# Let $A\subseteq\mathbb{R}$ with $|A|=\omega_1$. Prove $A$ does not embed into $\mathbb{Q}\times\omega_1$.

Let $$A\subseteq\mathbb{R}$$ with $$|A|=\omega_1$$.

Prove $$A$$ does not embed into $$\mathbb{Q}\times\omega_1$$.

$$\mathbb{Q}\times\omega_1$$ is ordered with the lexicographic ordering.

I know that $$A$$ does not embed into $$\omega_1$$ since otherwise $$A$$ and $$\omega_1$$ are isomorphic and $$\omega_1$$ embeds into $$A$$. Then we can find a unique rational for each element in $$\omega_1$$, this is an uncountable amount of unique rationals, which is a contradiction.

I don't know how to extend this proof that $$A$$ does not embed into $$\omega_1$$ into a proof that $$A$$ does not embed into $$\mathbb{Q}\times\omega_1$$.

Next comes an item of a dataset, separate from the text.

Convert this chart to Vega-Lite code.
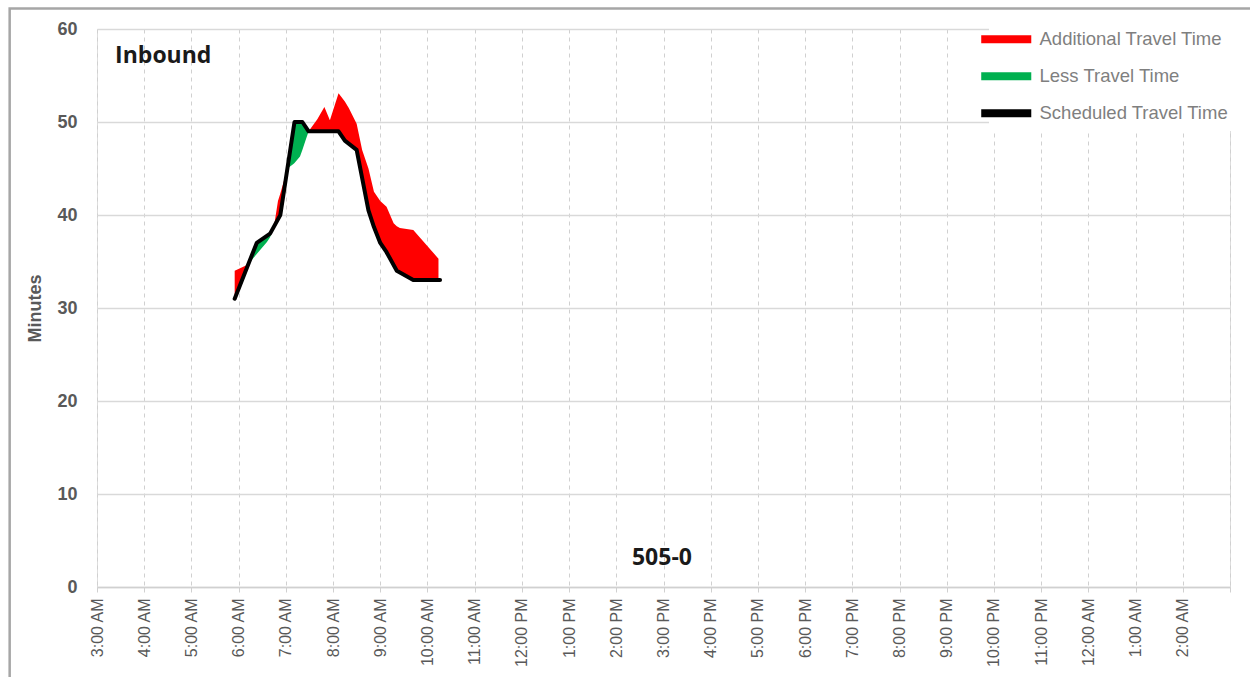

• What do you mean with embed? Just an injection? Must it preserve the order? Apr 23, 2020 at 22:09
• Yes, it is an order preserving injection. Apr 23, 2020 at 22:23

HINT: Use the fact that $$\Bbb Q$$ is countable to show that if $$f:A\to\Bbb Q\times\omega_1$$ were an embedding, there would be a $$q\in\Bbb Q$$ such that $$f[A]\cap(\{q\}\times\omega_1)$$ was uncountable.